Thomas Leoni - The impact of ageing, inequality and the evolution of morbidity on future health expenditure
Presenting author: Thomas Leoni (University of Applied Sciences Wiener Neustadt)
Authors: Thomas Horvath, Thomas Leoni, Peter Reschenhofer, Martin Spielauer
Session: A02C - Health [1] - Monday 16:30-18:00 Senate Hall
Slides: PDF
Background:
Population ageing is associated with increasing healthcare expenditure (HCE). However, there is little evidence on the quantitative effect of different components of ageing and other factors that influence cost dynamics.
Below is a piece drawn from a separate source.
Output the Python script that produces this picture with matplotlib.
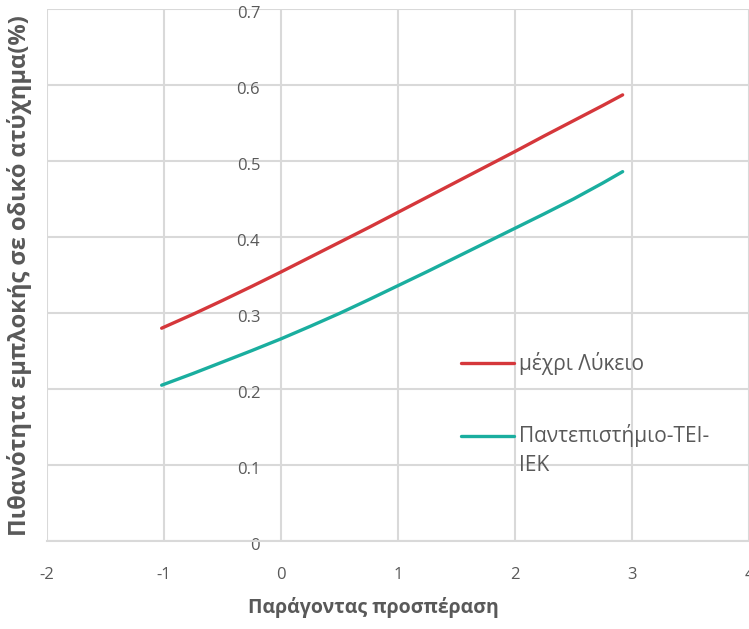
import matplotlib
matplotlib.use("Agg")
import matplotlib.pyplot as plt
import matplotlib.transforms as mtransforms

# values
x_vals = [-1.02, -0.75, -0.5, -0.25, 0.0, 0.25, 0.5, 0.75, 1.0, 1.25, 1.5, 1.75, 2.0, 2.25, 2.5, 2.75, 2.92]
lykeio = [0.280, 0.2985, 0.3165, 0.335, 0.354, 0.3735, 0.393, 0.4125, 0.4325, 0.4525,
          0.4725, 0.4925, 0.5125, 0.533, 0.553, 0.573, 0.587]
panep = [0.205, 0.2205, 0.2355, 0.2505, 0.266, 0.2825, 0.2995, 0.3175, 0.336, 0.3545,
         0.3735, 0.3925, 0.4115, 0.4305, 0.450, 0.471, 0.486]

series_labels = ["μέχρι Λύκειο", "Παντεπιστήμιο-ΤΕΙ-\nΙΕΚ"]
x_ticks = [-2, -1, 0, 1, 2, 3, 4]
y_ticks = [0, 0.1, 0.2, 0.3, 0.4, 0.5, 0.6, 0.7]
y_ticklabels = ["0", "0.1", "0.2", "0.3", "0.4", "0.5", "0.6", "0.7"]

plt.rcParams["font.family"] = ["Open Sans", "DejaVu Sans"]
plt.rcParams["axes.unicode_minus"] = False
grey = "#595959"

fig = plt.figure(figsize=(7.49, 6.29), dpi=100)
ax = fig.add_axes([47 / 749, 1 - 541 / 629, 1 - 47 / 749, (541 - 9) / 629])

ax.plot(x_vals, lykeio, color="#D5373B", lw=2.4, label=series_labels[0], solid_capstyle="round")
ax.plot(x_vals, panep, color="#1AAE9F", lw=2.4, label=series_labels[1], solid_capstyle="round")

ax.set_xlim(-2, 4)
ax.set_ylim(0, 0.7)
ax.set_xticks(x_ticks)
ax.set_yticks(y_ticks)
ax.set_yticklabels(y_ticklabels)
ax.grid(True, color="#D9D9D9", lw=1.5)
ax.set_axisbelow(True)

for s in ["top", "right"]:
    ax.spines[s].set_visible(False)
ax.spines["left"].set_position(("data", 0))
ax.spines["left"].set_visible(False)
ax.spines["bottom"].set_color("#D9D9D9")
ax.spines["bottom"].set_linewidth(1.5)

ax.tick_params(axis="both", length=0, colors=grey, labelsize=12)
ax.tick_params(axis="y", pad=15)
ax.tick_params(axis="x", pad=19)
off = mtransforms.ScaledTranslation(0, -3 / 100, fig.dpi_scale_trans)
for lab in ax.get_yticklabels():
    lab.set_transform(lab.get_transform() + off)

leg = ax.legend(loc="upper left", bbox_to_anchor=(461 / 749, 1 - 352 / 629),
                bbox_transform=fig.transFigure, frameon=False, fontsize=15,
                handlelength=2.55, handletextpad=0.24, labelspacing=1.65,
                borderpad=0, borderaxespad=0)
for t in leg.get_texts():
    t.set_color(grey)
# second label: first line level with its handle, as in the reference
t2 = leg.get_texts()[1]
t2.set_linespacing(1.45)
t2.set_transform(t2.get_transform()
                 + mtransforms.ScaledTranslation(0, -15 / 100, fig.dpi_scale_trans))

fig.text(373 / 749, 1 - 608 / 629, "Παράγοντας προσπέραση", ha="center", va="center",
         fontsize=14, fontweight="bold", color=grey)
fig.text(20 / 749, 1 - 276 / 629, "Πιθανότητα εμπλοκής σε οδικό ατύχημα(%)", ha="center",
         va="center", rotation=90, fontsize=17, fontweight="bold", color=grey)

fig.savefig("out.png", dpi=100)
To guide policy and the adaptation of health systems, a more accurate understanding of these different drivers of HCE is needed.
Methods:
This study uses dynamic microsimulation modelling to project HCE and disentangle the impact of changes in longevity, population age-structure, healthy life years and socioeconomic health inequalities in Austria. Combining price weights for healthcare services with information on healthcare consumption from the Austrian Health Interview Survey (n=15,771), we calculate average cost profiles by gender, age, and education consistent with aggregate System of Health Accounts. These cost profiles are combined with official population projections in the microsimulation model microDEMS to project different HCE scenarios for the Austrian population up to the year 2060.
Results:
Our baseline results show that, under the assumption of constant age-specific mortality rates, the shift in age structure will lead to an increase in healthcare costs of 11.8% in 2060. Accounting for higher life expectancy adds 19.2% to total HCE in 2060. This scenario implicitly assumes an expansion of morbidity. Closing the gap in healthcare costs and in longevity between education groups would result in HCE that are only marginally higher than in the baseline. If, additionally, we assume a compression of morbidity, HCE are 17.5% lower than in the baseline projection for 2060 and 5.8% lower than in 2020.
Conclusions:
Demographic ageing will likely increase future health care costs, even after accounting for a marked compression of morbidity over time. Policies that specifically reduce the above-average healthcare costs of the low-skilled can significantly contribute to counteract this dynamic.